Take Daphne Koller of Coursera, for example:
There’s a preponderance of scientific and technical subjects, but the number of humanties courses is increasing with what Koller says is “surprisingly successful” peer assessment techniques. “It can’t replace a one-to-one feedback from an expert in the field, but with the right guidance, peer assessment and crowd-sourcing really does work.”
Really? How would she know? I would never venture to pass judgement on learning outcomes in computer science. How can she be so sure that peer grading is succeeding? The first version of the “Year of the MOOC” article from the NYT the other weekend claimed that a Princeton professor had used TAs to go back and check peer-graded sociology papers and said that it found similar grades to what peers gave them. Turns out the NYT had to run a correction on that claim since the study hasn’t been released yet. Even if it did turn out the same, that wouldn’t mean that students were learning through peer grading. Everybody who actually teaches writing knows that the learning comes from the quality of the comments and I’m guessing Daphne Koller has never graded an essay in her life.

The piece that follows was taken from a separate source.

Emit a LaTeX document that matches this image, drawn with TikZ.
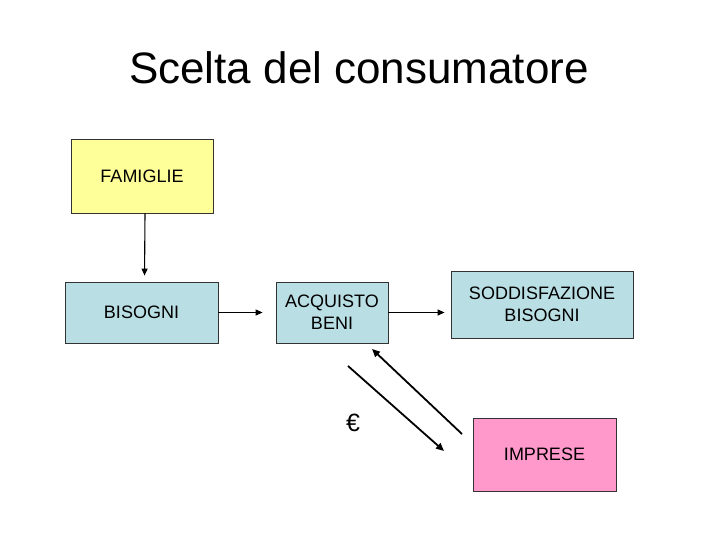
\documentclass[tikz,border=0pt]{standalone}
\usepackage{fontspec}
\setmainfont{Liberation Sans}
\usetikzlibrary{arrows, arrows.meta}
\usetikzlibrary{positioning}

\definecolor{giallo}{HTML}{FFFF99}
\definecolor{azzurro}{HTML}{B9DEE4}
\definecolor{rosa}{HTML}{FF99CC}

\tikzset{
  casella/.style={draw=black!80, line width=0.8pt, align=center, inner sep=2pt,
                  font=\fontsize{18}{21.6}\selectfont},
  freccia/.style={-{Triangle[length=7pt,width=6pt]}, line width=1.1pt},
  scambio/.style={-{Triangle[length=8pt,width=7pt]}, line width=1.8pt}
}

\begin{document}
\begin{tikzpicture}[x=1pt, y=-1pt]
\useasboundingbox (0,0) rectangle (720,540);
\node (titolo) at (359,68) {\fontsize{44}{52}\selectfont Scelta del consumatore}; %titolo

\node[casella, fill=giallo, minimum width=142pt, minimum height=74pt] (famiglie) at (142,176) {FAMIGLIE};
\node[casella, fill=azzurro, minimum width=153pt, minimum height=61pt] (bisogni) at (141.5,312.5) {BISOGNI};
\node[casella, fill=azzurro, minimum width=112pt, minimum height=61pt] (acquisto) at (332,312.5) {ACQUISTO\\BENI};
\node[casella, fill=azzurro, minimum width=182pt, minimum height=67pt] (soddisfazione) at (542,304.5) {SODDISFAZIONE\\BISOGNI};
\node[casella, fill=rosa, minimum width=143pt, minimum height=73pt] (imprese) at (544.5,454.5) {IMPRESE};
\node[font=\fontsize{25}{30}\selectfont] (euro) at (353,423) {€}; %moneta

\draw[freccia, shorten >=6pt] ([xshift=3pt]famiglie.south)--([xshift=3pt]bisogni.north) ;
\draw[freccia, shorten >=13pt] (bisogni.east)--(acquisto.west) ;
\draw[freccia, shorten >=6pt] (acquisto.east)--(acquisto.east -| soddisfazione.west) ;

% beni e denaro
\coordinate (beniA) at (462,434);
\coordinate (beniB) at (372,349);
\coordinate (soldiA) at (348,366);
\coordinate (soldiB) at (444,451);
\draw[scambio] (beniA)--(beniB) ;
\draw[scambio] (soldiA)--(soldiB) ;
\end{tikzpicture}
\end{document}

This post may suggest that I’m more optimistic than I am about the prospect of an all-online future. After all, if venture capitalists want to flush money down the toilet, why should anybody stop them? Unfortunately, it is still possible for companies to make a lot of money even if they’re peddling an inferior product. Just look at Walmart.
Concerned faculty need to stand up for educational quality instruction whether it’s from a computer or from a living, breathing human being. After all, if you need to judge the structural integrity of a bridge, you call an engineer. If you need to judge the integrity of higher education, you call a few professors – preferably one or more for each discipline.